So why hasn't Kentucky named a starting quarterback?
After all, doesn't offensive coordinator Neal Brown need his starter to receive the most repetitions possible before the Aug. 30th opener against UT-Martin?
"It's really hard to figure out," UK head coach Mark Stoops said Wednesday. "I've opened up practice for you, and you saw two full practices — two or three. But with all the practices, it's the same thing. I just don't want to make a decision when I'm not ready, when we're not ready."

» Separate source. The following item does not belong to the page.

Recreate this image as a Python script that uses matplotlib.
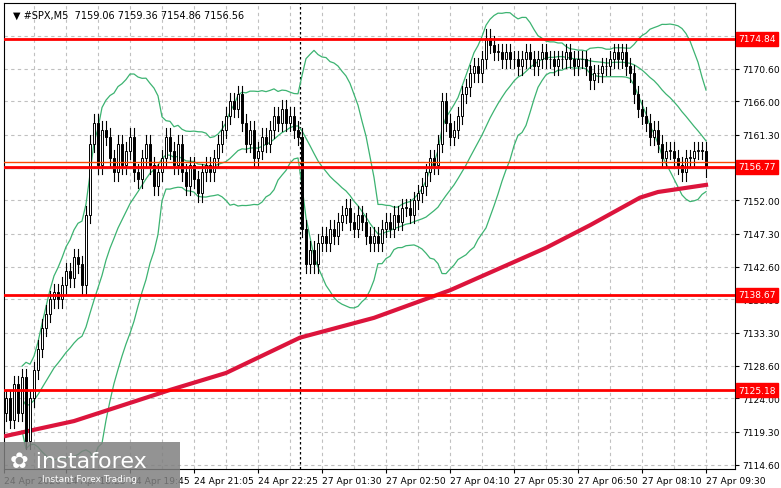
import matplotlib
matplotlib.use("Agg")
import matplotlib.pyplot as plt
import numpy as np
import pandas as pd
from matplotlib.patches import Rectangle

closes = [7124,7121,7126,7122,7127,7118,7124,7128,7131,7134,
          7136,7138,7139,7138,7140,7142,7141,7144,7143,7140,
          7150,7160,7163,7157,7162,7161,7158,7156,7160,7157,
          7159,7161,7156,7155,7158,7160,7157,7154,7156,7158,
          7161,7159,7157,7160,7156,7154,7157,7155,7153,7156,
          7157,7156,7158,7160,7162,7164,7166,7165,7167,7163,
          7160,7162,7158,7159,7161,7160,7162,7164,7163,7165,
          7163,7164,7162,7161,
          7148,7143,7145,7143,7146,7147,
          7146,7148,7147,7149,7150,7151,7149,7148,7150,7149,
          7147,7146,7147,7146,7148,7149,7148,7150,7149,7151,
          7151,7150,7152,7153,7154,7156,7158,7157,7160,7166,
          7163,7161,7162,7164,7167,7168,7170,7171,7170,7172,
          7175,7174,7173,7173,7172,7173,7172,7172,7171,7172,
          7173,7172,7171,7172,7173,7172,7172,7171,7172,7172,
          7173,7172,7171,7172,7172,7171,7169,7170,7170,7171,
          7171,7172,7173,7172,7173,7171,7170,7167,7165,7164,
          7163,7161,7162,7160,7158,7159,7159,7158,7157,7156,
          7158,7158,7159,7159,7159.06,7156.56]
first_open = 7122
wick = 1.2

ma_bars = [0,17,41,55,73.5,92,111,135,146,158.5,163,175]
ma_vals = [7118.7,7120.8,7125.2,7127.6,7132.6,7135.4,7139.3,7145.3,7148.5,7152.4,7153.2,7154.2]

levels = [7174.84,7156.77,7138.67,7125.18]
yticks = [7114.6,7119.3,7124.0,7128.6,7133.3,7138.0,7142.6,7147.3,7152.0,7161.3,7166.0,7170.6]
xtick_bars = [-0.5,15,31,47,63,79,95,111,127,143,159,175]
xtick_labels = ["24 Apr 2026","24 Apr 18:25","24 Apr 19:45","24 Apr 21:05","24 Apr 22:25",
                "27 Apr 01:30","27 Apr 02:50","27 Apr 04:10","27 Apr 05:30","27 Apr 06:50",
                "27 Apr 08:10","27 Apr 09:30"]

c = np.array(closes, float)
o = np.concatenate([[first_open], c[:-1]])
n = len(c)
x = np.arange(n)

fig = plt.figure(figsize=(7.81,4.89), dpi=100)
ax = fig.add_axes([4/781, 19/489, 731/781, 466/489])
ax.set_xlim(-0.5, 182.25)
ax.set_ylim(7114.02, 7179.93)

for yv in yticks + [7156.6, 7175.3]:
    ax.axhline(yv, color='#c0c0c0', ls=(0,(3,3)), lw=0.8, zorder=0)
for b in np.arange(-1, 183, 8):
    ax.axvline(b, color='#c0c0c0', ls=(0,(3,3)), lw=0.8, zorder=0)
ax.axvline(73.5, color='black', ls=(0,(2,2)), lw=0.9, zorder=1)

s = pd.Series(c)
mid = s.rolling(20, min_periods=5).mean()
sd = s.rolling(20, min_periods=5).std(ddof=0)
for band in (mid, mid+2*sd, mid-2*sd):
    ax.plot(x, band, color='#3cb371', lw=0.9, zorder=2)

ax.plot(ma_bars, ma_vals, color='#dc143c', lw=3, zorder=3)

for i in range(n):
    hi = max(o[i], c[i]) + wick
    lo = min(o[i], c[i]) - wick
    ax.plot([i,i],[lo,hi], color='black', lw=0.8, zorder=4)
    bot = min(o[i], c[i]); h = max(abs(c[i]-o[i]), 0.08)
    fc = 'white' if c[i] >= o[i] else 'black'
    ax.add_patch(Rectangle((i-0.35, bot), 0.7, h, facecolor=fc, edgecolor='black', lw=0.7, zorder=5))

ax.axhline(7157.46, color='#ff4500', lw=1, zorder=6)
ax.axhline(7156.56, color='#a0a0a0', lw=1, zorder=6)
for lv in levels:
    ax.axhline(lv, color='#ff0000', lw=2, zorder=6)

ax.yaxis.tick_right()
ax.set_yticks(yticks)
ax.set_yticklabels([f"{v:.2f}" for v in yticks], fontsize=6.6)
ax.set_xticks(xtick_bars)
ax.set_xticklabels(xtick_labels, fontsize=6.6, ha='left')
ax.tick_params(length=3, pad=2)
for lv in levels:
    ax.text(1.004, lv, f"{lv:.2f}", transform=ax.get_yaxis_transform(), fontsize=6.6,
            color='white', va='center', ha='left',
            bbox=dict(boxstyle='square,pad=0.25', fc='#ff0000', ec='#ff0000'))

ax.text(0.012, 0.985, "▼ #SPX,M5  7159.06 7159.36 7154.86 7156.56", transform=ax.transAxes,
        fontsize=7, va='top', ha='left')

fig.patches.append(Rectangle((0, 0), 180/781, 46/489, transform=fig.transFigure,
                             facecolor='#808080', alpha=0.85, zorder=10))
fig.text(10/781, 27/489, "✿ instaforex", color='white', fontsize=16, va='center', zorder=11)
fig.text(42/781, 9/489, "Instant Forex Trading", color='white', fontsize=6.5, va='center', zorder=11)

fig.savefig("out.png", dpi=100)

Plus, it isn't as if Stoops and Brown are choosing from a pair of experienced candidates. The quarterback derby contains four entries. The one with the most experience, Maxwell Smith, is coming off shoulder surgery that has limited his practice time.
Never miss a local story.
Meanwhile, the other three candidates possess negligible experience. Redshirt sophomore Patrick Towles received a taste of college football in 2012. Reese Phillips is a redshirt freshman. True freshman Drew Barker is in his first college training camp.
Watching Monday and Tuesday's open practices exposed another major complication. All have different strengths. All have different weaknesses.
Towles, the starting quarterback in the spring game, is big and strong with a big, strong arm. But can the former Highlands star consistently make the short, quick throws required by an Air Raid offense?
Phillips can make those throws. The former Chattanooga prep star seems closest to the necessary consistency. But can Phillips make the deep throws needed to stretch a defense?
Then there's Barker, the former Conner High School star, heralded recruit and persuasive recruiter, who came across as the face of the program in that UK football commercial that ran during the Super Bowl.
Barker is an athlete. He can move and throw. He doesn't shy away from attempting the type of high-risk, high-reward throws you need to make if you really want to get somewhere in the college game.
He is also brand new to everything. That was evident Monday when Barker would follow an impressive pass to the correct target with a wild delivery in the direction of, well, you couldn't be sure. The life of a freshman.
"Every time you think you might be close to making a decision," Stoops said, "maybe someone has a real good practice or that guy doesn't do as well."
All three young quarterbacks will improve, but how much and in what areas? The coaches can't just judge what they see in practice; they must project what they might see down the road.
"It factors in," Stoops said when asked about upside. "One of the reasons why we're trying to be very critical of ourselves in making the decision is because it's so important. When we give that person the reins, we want them to go. ... Once we give them the keys to the car, we want them to drive it."
Isn't it safe to assume the quarterback who gets those keys has the opportunity to drive the offense for a long time? How much does that figure into the decision?
"I think you've got to look at putting ourselves in the position to win games right now," Stoops said. "Whatever happens from there, we'll see."
Barker appears the toughest call. He has the physical skills you would look for in an SEC quarterback, including obvious leadership ability. There has to be at least the temptation to go with him now as a bet on the future.
Or maybe not. There also has to be the temptation to shield Barker from being a true freshman quarterback in the nation's toughest conference. A redshirt year would give him time to mature so he is ready when opportunity knocks.
Bottom line: If the decision were easy, Stoops and Brown would have announced it already. Not only is it difficult, it's important. Better to take your time and get it right.
Said Stoops: "We'll get it figured out."